„Things are about to get a little less awesome”vineri, septembrie 14th, 2012
Look at your smart phone or your tablet. Some of the best apps out there are free programs that bring down walls, connecting you to businesses and information that generally makes you life easier or more enjoyable, whether it’s finding transportation, ordering dinner, or naming a song. Many of these companies either have no business model, or have a business model so thin as to be practically imperceptible to its users. In some corners, this is a mockable fact, but rather than mock it, you should stop and appreciate how amazing this is: Some of the smartest and most creative entrepreneurs and developers of our generation are dedicated to making awesome stuff for you, and, bankrolled by deep-pocketed venture capitalists, their determining business metric was not „How will you make money from credit cards and marketing departments?” but rather: How many millions of people are you delighting with your exceptionally cheap product? It is hard to imagine an industry built on a more satisfying premise for customers.
If we’re graduating from the „making delightful and cheap things” stage of the social media age to the „making money” stage, make no mistake: Things will get less delightful. In order to be profitable, it is highly likely that Twitter can only get more annoying, Pandora can only get more interrupt-y, Tumblr can only get more cluttered, Facebook can only get more devious, and the app baubles on your iPhone can only get more expensive.
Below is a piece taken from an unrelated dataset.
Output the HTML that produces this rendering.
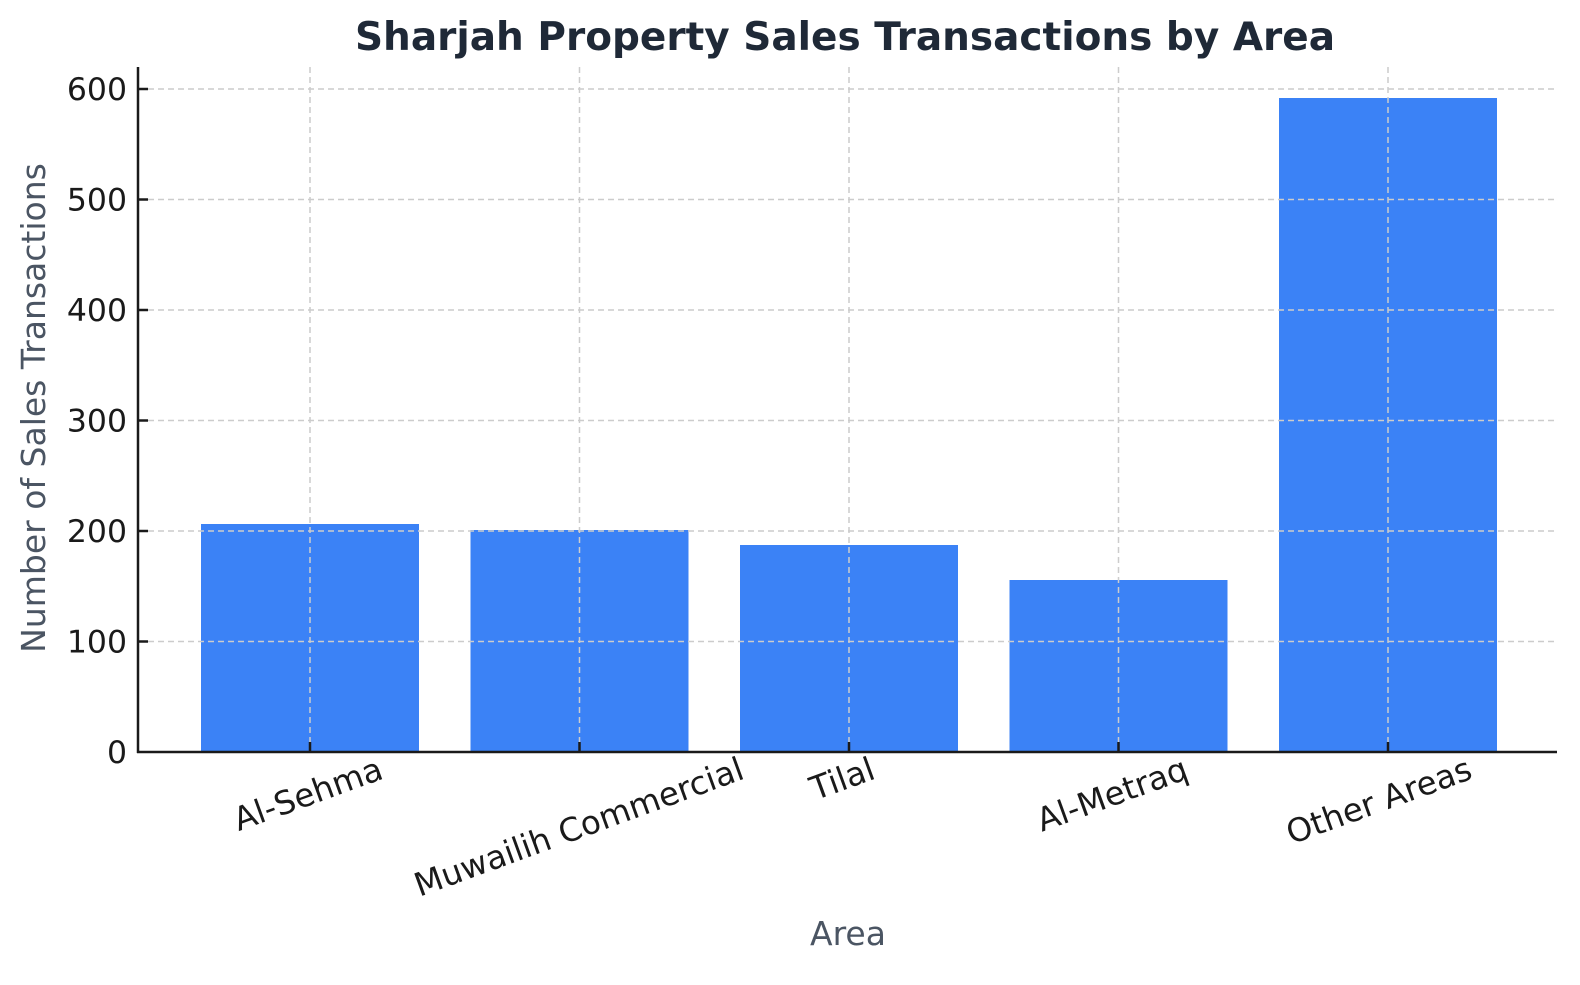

The first few years of the social media revolution have been a golden age of tech utilitarianism, where maximizing users’ delight was considered, quite literally, the only currency that mattered. In Part II of the revolution, the desired currency is poised to change from attention to profit. That’s a shame. It doesn’t mean that the programs you love are anywhere close to coming to an end. It just means that things are about to get a little less awesome.